OEM incursion in the aftermarket is becoming a more pressing concern for the many MROs. However, while some see this as a challenge, others view it as a opportunity for building stronger relationships and aiding growth opportunities. Daniel James, senior associate, gives his perspective on the issue. 

Almost exactly a year ago, the European Commission wrote to airlines and component manufacturers seeking information about terms within service and supply contracts which could have the effect of restricting choice when providing aircraft related services. Of particular interest to many of my clients are those terms relating to the repair, overhaul and trading of engines. However, for some time prior to the Commission’s involvement I was certainly sensing a groundswell of concern from clients and contacts in the industry.

Fast forward a year and at the ISTAT conference in Barcelona last month, the engine trading panel, comprised of engine OEMs (RR and P&W) and engine lessors (Willis and ELFC), discussed issues surrounding the perceived protectionist stance that engine OEMs are taking. The issue was also discussed a week or so earlier in Bangkok, at the IATA Maintenance Cost Conference. 

The criticisms levelled against a number of the engine OEMs are broadly that they have achieved, or are seeking to achieve, a dominant aftermarket position. I would hasten to add this is not the view of the European Commission, who are still looking into the position and have not made any decisions one way or the other.

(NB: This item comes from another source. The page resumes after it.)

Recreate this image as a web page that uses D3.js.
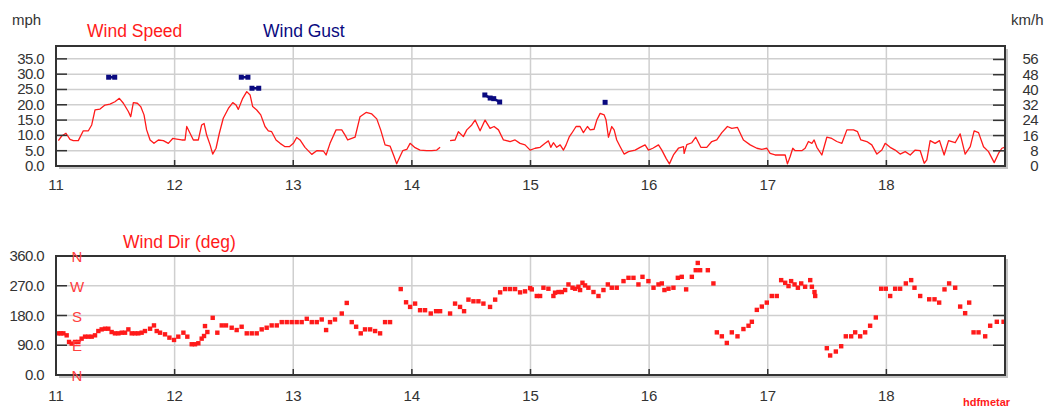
<!DOCTYPE html>
<html><head><meta charset="utf-8">
<script src="https://cdn.jsdelivr.net/npm/d3@7"></script>
<style>
body{margin:0;background:#fff;}
text{font-family:"Liberation Sans",Arial,sans-serif;}
</style>
</head><body>
<svg id="c" width="1056" height="413"></svg>
<script>
const dayTicks = [11,12,13,14,15,16,17,18];
const mphTicks = [0,5,10,15,20,25,30,35];
const kmhTicks = [0,8,16,24,32,40,48,56];
const degTicks = [0,90,180,270,360];
const compassLabels = ["N","E","S","W","N"];

const windSpeed = [
[11.020,8.3],[11.048,9.8],[11.084,10.7],[11.118,8.7],[11.146,8.3],[11.188,8.3],[11.230,11.5],[11.273,11.5],
[11.301,13.4],[11.329,18.3],[11.371,18.6],[11.413,19.9],[11.455,20.2],[11.497,21.0],[11.534,22.1],[11.568,20.5],
[11.610,17.8],[11.630,16.1],[11.652,20.7],[11.686,20.5],[11.714,19.4],[11.742,16.7],[11.764,11.8],[11.793,8.5],
[11.826,7.4],[11.863,8.5],[11.905,8.3],[11.947,7.4],[11.984,9.0],[12.017,8.8],[12.060,8.5],[12.088,8.5],
[12.102,12.9],[12.130,10.7],[12.158,8.5],[12.200,8.5],[12.228,13.4],[12.248,13.9],[12.270,10.1],[12.299,6.9],
[12.321,3.9],[12.349,5.8],[12.377,10.7],[12.410,15.6],[12.453,18.8],[12.490,20.7],[12.518,19.9],[12.537,18.5],
[12.574,22.1],[12.608,24.3],[12.636,23.2],[12.658,19.4],[12.692,18.3],[12.726,16.7],[12.762,12.9],[12.790,11.5],
[12.818,11.2],[12.855,8.5],[12.889,7.4],[12.931,6.3],[12.967,6.3],[13.001,7.4],[13.029,9.3],[13.057,8.5],
[13.099,6.1],[13.156,3.8],[13.198,5.0],[13.254,4.9],[13.277,3.6],[13.310,7.4],[13.361,11.8],[13.409,11.8],
[13.437,10.1],[13.459,8.5],[13.493,9.0],[13.521,9.4],[13.563,16.1],[13.614,17.5],[13.662,17.0],[13.704,15.4],
[13.737,11.8],[13.774,6.9],[13.816,6.5],[13.850,3.1],[13.872,0.7],[13.900,3.1],[13.923,5.0],[13.957,5.4],
[13.985,7.4],[14.027,6.0],[14.069,5.2],[14.125,5.0],[14.167,5.0],[14.210,5.2],[14.238,6.1],[14.280,null],
[14.322,8.3],[14.364,8.5],[14.392,11.2],[14.434,9.6],[14.463,11.8],[14.505,13.4],[14.533,15.0],[14.575,11.5],
[14.617,15.0],[14.659,12.3],[14.693,12.9],[14.730,11.8],[14.772,8.5],[14.828,8.0],[14.870,8.5],[14.912,7.4],
[14.954,6.9],[14.997,5.2],[15.039,5.8],[15.081,6.1],[15.123,7.4],[15.151,8.2],[15.171,6.1],[15.193,7.6],
[15.221,6.1],[15.250,6.9],[15.278,5.2],[15.300,6.9],[15.328,9.6],[15.348,10.7],[15.384,12.9],[15.418,12.9],
[15.446,10.9],[15.480,12.9],[15.503,11.8],[15.536,12.0],[15.559,15.0],[15.587,17.2],[15.621,16.7],[15.637,15.0],
[15.657,9.4],[15.685,12.9],[15.705,11.8],[15.727,8.5],[15.756,6.3],[15.789,3.9],[15.826,4.7],[15.882,5.2],
[15.924,6.1],[15.966,6.9],[15.994,5.2],[16.031,5.8],[16.079,6.9],[16.107,5.2],[16.143,2.5],[16.171,0.7],
[16.205,3.6],[16.247,5.8],[16.290,6.3],[16.295,4.1],[16.318,7.0],[16.360,7.6],[16.393,9.4],[16.436,6.1],
[16.486,6.1],[16.528,8.0],[16.570,8.5],[16.613,10.9],[16.660,12.9],[16.697,12.3],[16.745,12.6],[16.795,8.5],
[16.852,6.9],[16.908,5.8],[16.950,5.4],[16.992,5.8],[17.020,4.1],[17.062,3.6],[17.104,3.6],[17.147,3.6],
[17.166,0.7],[17.189,3.1],[17.211,5.8],[17.231,5.0],[17.287,5.0],[17.315,5.8],[17.343,8.0],[17.372,7.4],
[17.391,8.5],[17.414,6.1],[17.456,3.6],[17.498,9.4],[17.540,9.0],[17.582,8.0],[17.625,7.4],[17.667,11.8],
[17.723,11.8],[17.757,11.2],[17.785,8.5],[17.835,8.0],[17.877,6.9],[17.920,3.9],[17.962,5.2],[17.990,7.4],
[18.032,6.1],[18.074,5.2],[18.116,3.9],[18.159,4.7],[18.201,3.6],[18.243,5.2],[18.285,5.0],[18.319,0.9],
[18.341,2.0],[18.369,8.3],[18.411,7.4],[18.448,8.3],[18.487,3.6],[18.524,8.3],[18.580,7.6],[18.622,10.5],
[18.664,3.9],[18.707,6.3],[18.740,11.5],[18.777,10.9],[18.819,6.3],[18.861,4.7],[18.909,1.1],[18.945,4.1],
[18.974,5.8],[18.995,6.1]
];

// null entries separate reports that are not joined
const windGust = [
[11.444,29.0],[11.495,29.0],[11.52,null],
[12.562,29.0],[12.618,29.0],[12.63,null],[12.652,25.4],[12.709,25.4],[12.72,null],
[14.615,23.2],[14.660,22.2],[14.690,22.0],[14.740,20.9],[14.76,null],
[15.629,20.8]
];

const windDir = [
[11.020,126],[11.040,126],[11.062,126],[11.090,120],[11.110,100],[11.132,95],[11.160,100],[11.188,100],
[11.216,110],[11.245,116],[11.273,116],[11.301,116],[11.329,120],[11.357,133],[11.385,138],[11.413,140],
[11.441,140],[11.469,130],[11.497,126],[11.526,126],[11.554,128],[11.582,128],[11.610,138],[11.638,126],
[11.666,126],[11.694,126],[11.722,128],[11.750,133],[11.793,140],[11.826,150],[11.849,133],[11.877,128],
[11.919,123],[11.956,113],[11.995,106],[12.031,116],[12.074,128],[12.107,116],[12.144,93],[12.172,93],
[12.200,96],[12.228,110],[12.248,118],[12.256,148],[12.276,130],[12.321,173],[12.360,128],[12.397,150],
[12.433,150],[12.481,143],[12.523,136],[12.565,146],[12.608,126],[12.650,126],[12.692,126],[12.734,138],
[12.776,143],[12.818,150],[12.861,150],[12.903,160],[12.945,160],[12.987,160],[13.029,160],[13.071,160],
[13.114,170],[13.156,160],[13.198,160],[13.240,168],[13.277,136],[13.310,160],[13.352,168],[13.409,186],
[13.451,218],[13.493,160],[13.530,146],[13.569,126],[13.605,138],[13.648,138],[13.690,133],[13.732,126],
[13.774,160],[13.816,160],[13.906,260],[13.951,220],[13.985,206],[14.027,216],[14.069,196],[14.111,196],
[14.159,186],[14.204,193],[14.238,193],[14.322,186],[14.364,216],[14.406,206],[14.440,193],[14.477,228],
[14.519,223],[14.561,223],[14.603,216],[14.659,206],[14.702,228],[14.744,250],[14.786,260],[14.828,260],
[14.870,260],[14.912,250],[14.954,253],[14.997,263],[15.011,259],[15.053,239],[15.081,239],[15.109,264],
[15.151,261],[15.193,239],[15.207,249],[15.236,251],[15.264,251],[15.292,257],[15.320,274],[15.354,264],
[15.376,261],[15.404,267],[15.418,257],[15.438,279],[15.460,271],[15.488,264],[15.531,251],[15.573,239],
[15.615,257],[15.652,274],[15.685,264],[15.727,264],[15.784,284],[15.826,294],[15.868,294],[15.910,274],
[15.944,297],[15.994,284],[16.037,264],[16.079,274],[16.107,277],[16.129,257],[16.163,261],[16.205,264],
[16.242,294],[16.275,297],[16.312,259],[16.360,297],[16.393,317],[16.410,339],[16.430,317],[16.495,317],
[16.542,277],[16.571,129],[16.613,117],[16.655,97],[16.697,129],[16.745,117],[16.795,139],[16.838,149],
[16.866,161],[16.908,197],[16.950,207],[16.992,219],[17.034,239],[17.076,239],[17.113,287],[17.147,279],
[17.175,269],[17.197,284],[17.226,274],[17.254,264],[17.282,277],[17.315,267],[17.358,287],[17.372,267],
[17.394,251],[17.400,239],[17.498,81],[17.526,59],[17.574,71],[17.619,87],[17.658,117],[17.703,117],
[17.737,129],[17.779,117],[17.821,129],[17.863,149],[17.911,174],[17.956,261],[17.995,261],[18.032,239],
[18.074,261],[18.116,261],[18.164,277],[18.209,287],[18.237,264],[18.285,239],[18.361,229],[18.406,229],
[18.445,219],[18.490,259],[18.529,277],[18.580,264],[18.622,207],[18.664,187],[18.698,219],[18.735,129],
[18.777,129],[18.833,117],[18.875,149],[18.931,161],[18.988,161]
];

const svg = d3.select("#c");
const x = d3.scaleLinear().domain([11,19]).range([56,1005]);
const yS = d3.scaleLinear().domain([0,39.2]).range([166,46]);
const yD = d3.scaleLinear().domain([0,360]).range([375,256]);
const RED = "#ff1a1a", NAVY = "#0a0a80", GRID = "#cfcfcf", DARK = "#333";

function panel(y, hGrid) {
  const [y0, y1] = y.range();
  const x0 = x.range()[0], x1 = x.range()[1];
  const g = svg.append("g");
  g.append("rect").attr("x", x0 + 3).attr("y", y1 + 3).attr("width", x1 - x0).attr("height", y0 - y1)
    .attr("fill", "#c4c4c4");
  g.append("rect").attr("x", x0).attr("y", y1).attr("width", x1 - x0).attr("height", y0 - y1)
    .attr("fill", "#fff");
  g.selectAll(".hg").data(hGrid).enter().append("line")
    .attr("x1", x0).attr("x2", x1).attr("y1", d => y(d)).attr("y2", d => y(d))
    .attr("stroke", GRID).attr("stroke-width", 1.5);
  g.selectAll(".vg").data(dayTicks.slice(1)).enter().append("line")
    .attr("x1", d => x(d)).attr("x2", d => x(d)).attr("y1", y1).attr("y2", y0)
    .attr("stroke", GRID).attr("stroke-width", 1.5);
  return g;
}

function frame(g, y, hTicksLeft, rightTickVals) {
  const [y0, y1] = y.range();
  const x0 = x.range()[0], x1 = x.range()[1];
  g.selectAll(".lt").data(hTicksLeft).enter().append("line")
    .attr("x1", x0).attr("x2", x0 + 11).attr("y1", d => y(d)).attr("y2", d => y(d))
    .attr("stroke", DARK).attr("stroke-width", 1.5);
  g.selectAll(".rt").data(rightTickVals).enter().append("line")
    .attr("x1", x1 - 12).attr("x2", x1).attr("y1", d => y(d)).attr("y2", d => y(d))
    .attr("stroke", DARK).attr("stroke-width", 1.5);
  g.selectAll(".bt").data(dayTicks.slice(1)).enter().append("line")
    .attr("x1", d => x(d)).attr("x2", d => x(d)).attr("y1", y0).attr("y2", y0 - 6)
    .attr("stroke", DARK).attr("stroke-width", 1.5);
  g.append("rect").attr("x", x0).attr("y", y1).attr("width", x1 - x0).attr("height", y0 - y1)
    .attr("fill", "none").attr("stroke", DARK).attr("stroke-width", 2);
}

function xLabels(base) {
  svg.selectAll(null).data(dayTicks).enter().append("text")
    .attr("x", d => x(d)).attr("y", base).attr("text-anchor", "middle")
    .attr("font-size", 15).attr("fill", "#333").text(d => d);
}

// ---------- top panel ----------
const gTop = panel(yS, mphTicks.slice(1));
const line = d3.line().defined(d => d[1] != null).x(d => x(d[0])).y(d => yS(d[1]));
gTop.append("path").datum(windSpeed).attr("d", line).attr("fill", "none")
  .attr("stroke", RED).attr("stroke-width", 1.3).attr("stroke-linejoin", "round");

gTop.append("path").datum(windGust).attr("d", line).attr("fill", "none")
  .attr("stroke", NAVY).attr("stroke-width", 2.5);
gTop.selectAll(".gp").data(windGust.filter(d => d[1] != null)).enter().append("rect")
  .attr("x", d => x(d[0]) - 2.5).attr("y", d => yS(d[1]) - 2.5).attr("width", 5).attr("height", 5)
  .attr("fill", NAVY);

frame(gTop, yS, mphTicks, kmhTicks.map(k => k / 1.609344));

svg.selectAll(null).data(mphTicks).enter().append("text")
  .attr("x", 44).attr("y", d => yS(d) + 5).attr("text-anchor", "end")
  .attr("font-size", 15).attr("letter-spacing", -0.6).attr("fill", "#333").text(d => d.toFixed(1));
svg.selectAll(null).data(kmhTicks).enter().append("text")
  .attr("x", 1038).attr("y", d => yS(d / 1.609344) + 5).attr("text-anchor", "end")
  .attr("font-size", 15).attr("letter-spacing", -0.6).attr("fill", "#333").text(d => d);
xLabels(190);

svg.append("text").attr("x", 12).attr("y", 25).attr("font-size", 15).attr("fill", "#333").text("mph");
svg.append("text").attr("x", 1011).attr("y", 25).attr("font-size", 15).attr("fill", "#333").text("km/h");
svg.append("text").attr("x", 87).attr("y", 37).attr("font-size", 17.5).attr("fill", RED).text("Wind Speed");
svg.append("text").attr("x", 263).attr("y", 37).attr("font-size", 17.5).attr("fill", NAVY).text("Wind Gust");

// ---------- bottom panel ----------
const gBot = panel(yD, [90, 180, 270]);
svg.selectAll(null).data(degTicks).enter().append("text")
  .attr("x", 77).attr("y", d => yD(d) + 6).attr("text-anchor", "middle")
  .attr("font-size", 15).attr("fill", "#ff4040").text((d, i) => compassLabels[i]);
gBot.selectAll(".wd").data(windDir).enter().append("rect")
  .attr("x", d => x(d[0]) - 2.2).attr("y", d => yD(d[1]) - 2.2).attr("width", 4.4).attr("height", 4.4)
  .attr("fill", RED);
frame(gBot, yD, [90, 180, 270], [90, 180, 270]);
svg.selectAll(null).data(degTicks).enter().append("text")
  .attr("x", 44).attr("y", d => yD(d) + 5).attr("text-anchor", "end")
  .attr("font-size", 15).attr("letter-spacing", -0.6).attr("fill", "#333").text(d => d.toFixed(1));
xLabels(401);
svg.append("text").attr("x", 123).attr("y", 248).attr("font-size", 17.5).attr("fill", RED).text("Wind Dir (deg)");
svg.append("text").attr("x", 963).attr("y", 406).attr("font-size", 11).attr("font-weight", "bold")
  .attr("fill", RED).text("hdfmetar");
</script>
</body></html>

Practices including, but not limited to, elimination in the use of PMA parts & DER in engine gas-paths, a marked increase in the number of flight hour agreements (such as RR “Totalcare”) and the perceived increased value and quality of OEM maintained engines as compared to others (such as CFM’s “TruEngine”) are all cited as examples of the OEM’s motives to dominate the aftersales market.  

One particular slide was shown at Barcelona, courtesy of a European MRO, which depicted the OEMs as a steam roller hurtling down the “competition road” with the hapless MROs stood in its path as the EU Commission and IATA looked on.  This may be somewhat dramatic but it certainly demonstrated the strength of feeling among the independent MROs.

So, very broadly, lessors are concerned about asset value and re-marketability, MROs are concerned about their ability to repair and support new engine models.    

The position of the OEMs, at least those expressed in Barcelona, is that these new engines and their associated technologies (which, let no one be in doubt, are amazing pieces of engineering) require huge capital investment and expenditure to develop. In order to attract investors and provide requisite returns, a longer term income stream needs to be derived from the engine. As such, the development of flight hour packages and OEM provided parts support for the engine over its life span bolt on to the underlying asset value.

RR also provided some news about a new “LessorCare” package designed to support lessors in relation to engines being transferred beyond the first lessor. The lessors seemed unconvinced.

This issue is likely to rumble on for some time but it is one very much at the top of my list to be monitored.